• [Input records]:

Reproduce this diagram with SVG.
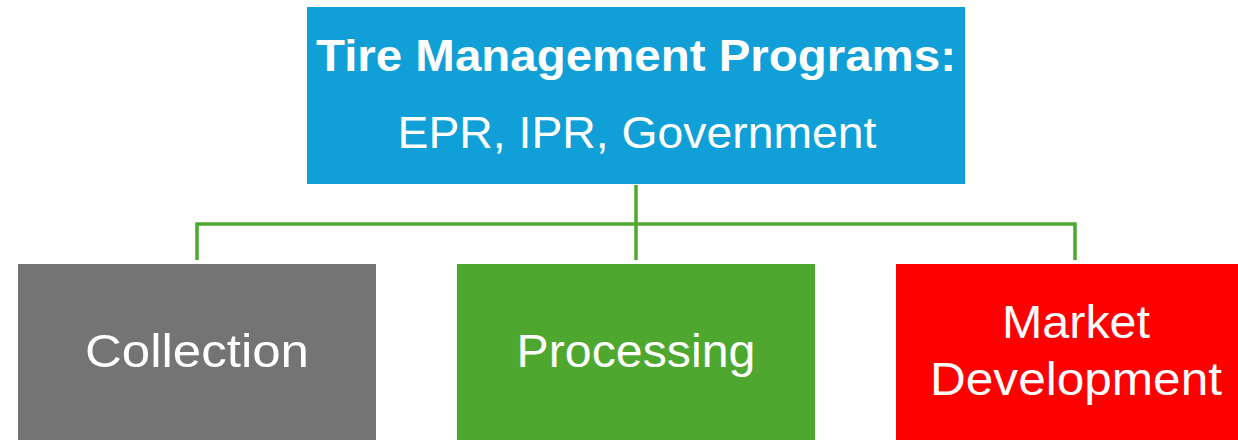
<svg xmlns="http://www.w3.org/2000/svg" width="1238" height="440" viewBox="0 0 1238 440">
<style>
.t{font-family:"Liberation Sans","Noto Sans",sans-serif;fill:#FFFFFF;text-anchor:middle}
.conn{fill:none;stroke:#4EA72E;stroke-width:3.5}
</style>
<rect width="1238" height="440" fill="#FFFFFF"/>
<g id="connectors">
<path class="conn" d="M636,185 V260"/>
<path class="conn" d="M197,260 V224 H1075 V260"/>
</g>
<g id="top">
<rect x="307" y="7" width="658" height="177" fill="#109FD6"/>
<text class="t" x="636" y="71" font-size="44" font-weight="bold" textLength="640" lengthAdjust="spacingAndGlyphs">Tire Management Programs:</text>
<text class="t" x="637" y="148" font-size="44" textLength="479" lengthAdjust="spacingAndGlyphs">EPR, IPR, Government</text>
</g>
<g id="collection">
<rect x="18" y="264" width="358" height="180" fill="#747474"/>
<text class="t" x="197" y="367" font-size="46" textLength="224" lengthAdjust="spacingAndGlyphs">Collection</text>
</g>
<g id="processing">
<rect x="457" y="264" width="358" height="180" fill="#4EA72E"/>
<text class="t" x="636" y="367" font-size="46" textLength="239" lengthAdjust="spacingAndGlyphs">Processing</text>
</g>
<g id="market">
<rect x="896" y="264" width="358" height="180" fill="#FF0000"/>
<text class="t" x="1076" y="338" font-size="46" textLength="148" lengthAdjust="spacingAndGlyphs">Market</text>
<text class="t" x="1076" y="395" font-size="46" textLength="292" lengthAdjust="spacingAndGlyphs">Development</text>
</g>
</svg>
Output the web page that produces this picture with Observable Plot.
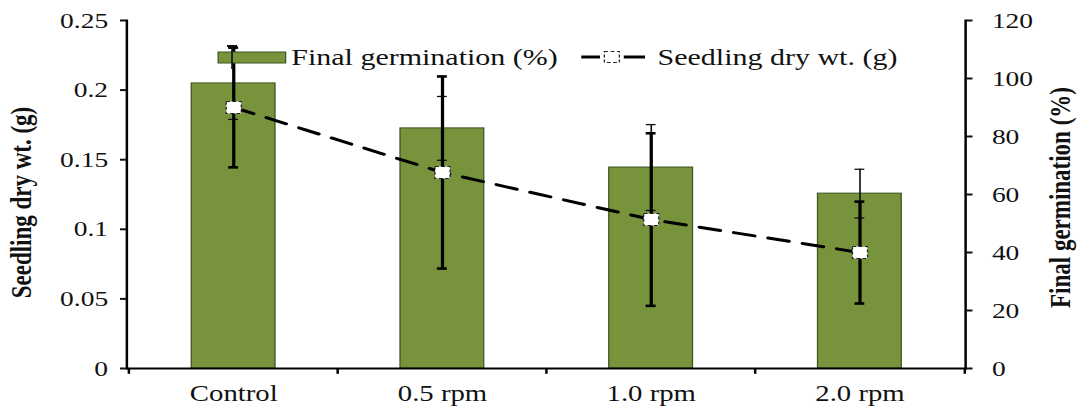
<!DOCTYPE html>
<html><head><meta charset="utf-8">
<script src="https://cdn.jsdelivr.net/npm/d3@7"></script>
<script src="https://cdn.jsdelivr.net/npm/@observablehq/plot@0.6"></script>
<style>
html,body{margin:0;padding:0;background:#fff;}
#wrap{position:relative;width:1085px;height:406px;overflow:hidden;background:#fff;}
#wrap svg{position:absolute;left:0;top:0;}
</style></head><body><div id="wrap"></div>
<script>
// ---- data ----
const categories = ["Control", "0.5 rpm", "1.0 rpm", "2.0 rpm"];
const germination = [98.3, 82.8, 69.3, 60.3];          // Final germination (%)
const germinationErr = [12.4, 11.0, 14.8, 8.4];
const dryWeight = [0.1875, 0.1408, 0.107, 0.0833];      // Seedling dry wt. (g)
const dryWeightErr = [0.043, 0.069, 0.062, 0.0366];
const leftTicks = [0, 0.05, 0.1, 0.15, 0.2, 0.25];
const rightTicks = [0, 20, 40, 60, 80, 100, 120];
const leftTitle = "Seedling dry wt. (g)";
const rightTitle = "Final germination (%)";
const legendLabels = ["Final germination (%)", "Seedling dry wt. (g)"];

// ---- layout ----
const STRETCH = 1.25;               // the reference is horizontally stretched
const OUTW = 1085, OUTH = 406;
const W = OUTW / STRETCH, H = OUTH;
const ratio = 120 / 0.25;           // left axis -> right axis units
const mL = 101, mR = 96, mT = 20, mB = 38;
const step = (W - mL - mR) / categories.length;
const bandW = step * 0.4;
const capW = 8;
const capInset = (bandW - capW) / 2;
const font = "'Liberation Serif', 'Times New Roman', serif";
const green = "#77933c", greenStroke = "#3f5220", ink = "#111";

const rows = categories.map((c, i) => ({
  cat: c, g: germination[i], ge: germinationErr[i],
  w: dryWeight[i] * ratio, we: dryWeightErr[i] * ratio
}));

const chart = Plot.plot({
  width: W, height: H,
  marginLeft: mL, marginRight: mR, marginTop: mT, marginBottom: mB,
  style: {fontFamily: font, fontSize: "22px", color: ink, background: "transparent", overflow: "visible"},
  x: {domain: categories, paddingInner: 0.6, paddingOuter: 0.3, axis: null},
  y: {domain: [0, 120], axis: null},
  marks: [
    Plot.barY(rows, {x: "cat", y: "g", fill: green, stroke: greenStroke, strokeWidth: 1}),
    // germination error bars (thin)
    Plot.ruleX(rows, {x: "cat", y1: d => d.g - d.ge, y2: d => d.g + d.ge, stroke: ink, strokeWidth: 1.3}),
    Plot.tickY(rows, {x: "cat", y: d => d.g + d.ge, stroke: ink, strokeWidth: 1.3, insetLeft: capInset, insetRight: capInset}),
    Plot.tickY(rows, {x: "cat", y: d => d.g - d.ge, stroke: ink, strokeWidth: 1.3, insetLeft: capInset, insetRight: capInset}),
    // seedling dry weight line
    Plot.line(rows, {x: "cat", y: "w", stroke: "#000", strokeWidth: 3, strokeDasharray: "17,11"}),
    Plot.ruleX(rows, {x: "cat", y1: d => d.w - d.we, y2: d => d.w + d.we, stroke: "#000", strokeWidth: 2.6}),
    Plot.tickY(rows, {x: "cat", y: d => d.w + d.we, stroke: "#000", strokeWidth: 2.6, insetLeft: capInset, insetRight: capInset}),
    Plot.tickY(rows, {x: "cat", y: d => d.w - d.we, stroke: "#000", strokeWidth: 2.6, insetLeft: capInset, insetRight: capInset}),
    Plot.dot(rows, {x: "cat", y: "w", symbol: "square", r: 6.8, fill: "#fff", stroke: "#222", strokeWidth: 1, strokeDasharray: "3,2"}),
    // axes
    Plot.ruleY([0], {stroke: "#000", strokeWidth: 2}),
    Plot.frame({anchor: "left", stroke: "#000", strokeWidth: 2}),
    Plot.frame({anchor: "right", stroke: "#000", strokeWidth: 2}),
    Plot.axisY(leftTicks.map(v => v * ratio), {
      anchor: "left", tickSize: 5, tickPadding: 10, strokeWidth: 2, label: null, fontSize: 22,
      tickFormat: d => String(Math.round(d / ratio * 100) / 100)
    }),
    Plot.axisY(rightTicks, {anchor: "right", tickSize: 5, tickPadding: 16, strokeWidth: 2, label: null, fontSize: 22}),
    Plot.axisX(categories, {anchor: "bottom", tickSize: 0, tickPadding: 16, label: null, fontSize: 23}),
    Plot.ruleX(categories, {x: d => d, dx: -step / 2, y1: 0, y2: -2, stroke: "#000", strokeWidth: 2}),
    Plot.ruleX(categories.slice(-1), {x: d => d, dx: step / 2, y1: 0, y2: -2, stroke: "#000", strokeWidth: 2}),
    Plot.text([leftTitle], {frameAnchor: "left", textAnchor: "middle", rotate: -90, dx: -84, dy: 8, fontWeight: "bold", fontSize: 23, fill: ink}),
    Plot.text([rightTitle], {frameAnchor: "right", textAnchor: "middle", rotate: -90, dx: 76, dy: 3, fontWeight: "bold", fontSize: 23, fill: ink})
  ]
});
chart.setAttribute("preserveAspectRatio", "none");
chart.style.width = OUTW + "px";
chart.style.height = OUTH + "px";
chart.style.maxWidth = "none";
document.getElementById("wrap").appendChild(chart);

// ---- legend (same stretched coordinate system) ----
const leg = d3.create("svg")
  .attr("viewBox", `0 0 ${W} ${H}`)
  .attr("preserveAspectRatio", "none")
  .attr("width", OUTW).attr("height", OUTH)
  .style("width", OUTW + "px").style("height", OUTH + "px")
  .style("font-family", font).style("font-size", "24px");
const g1 = leg.append("g");
g1.append("rect").attr("x", 174.5).attr("y", 52).attr("width", 54).attr("height", 11)
  .attr("fill", green).attr("stroke", greenStroke).attr("stroke-width", 1);
g1.append("line").attr("x1", 185.6).attr("x2", 185.6).attr("y1", 46).attr("y2", 69).attr("stroke", ink).attr("stroke-width", 1.3);
g1.append("line").attr("x1", 181.6).attr("x2", 189.6).attr("y1", 46).attr("y2", 46).attr("stroke", ink).attr("stroke-width", 2);
g1.append("text").attr("x", 233).attr("y", 65).attr("fill", ink).text(legendLabels[0]);
const g2 = leg.append("g");
g2.append("line").attr("x1", 465).attr("x2", 480).attr("y1", 57).attr("y2", 57).attr("stroke", "#000").attr("stroke-width", 3);
g2.append("line").attr("x1", 499).attr("x2", 516).attr("y1", 57).attr("y2", 57).attr("stroke", "#000").attr("stroke-width", 3);
g2.append("rect").attr("x", 483.5).attr("y", 51.5).attr("width", 12).attr("height", 11)
  .attr("fill", "#fff").attr("stroke", "#222").attr("stroke-width", 1).attr("stroke-dasharray", "3,2");
g2.append("text").attr("x", 526).attr("y", 65).attr("fill", ink).text(legendLabels[1]);
document.getElementById("wrap").appendChild(leg.node());
</script>
</body></html>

• [Work instructions]: In the material above, how many lines hold the word "this"? Say only the number.

• [Finished answer]: 2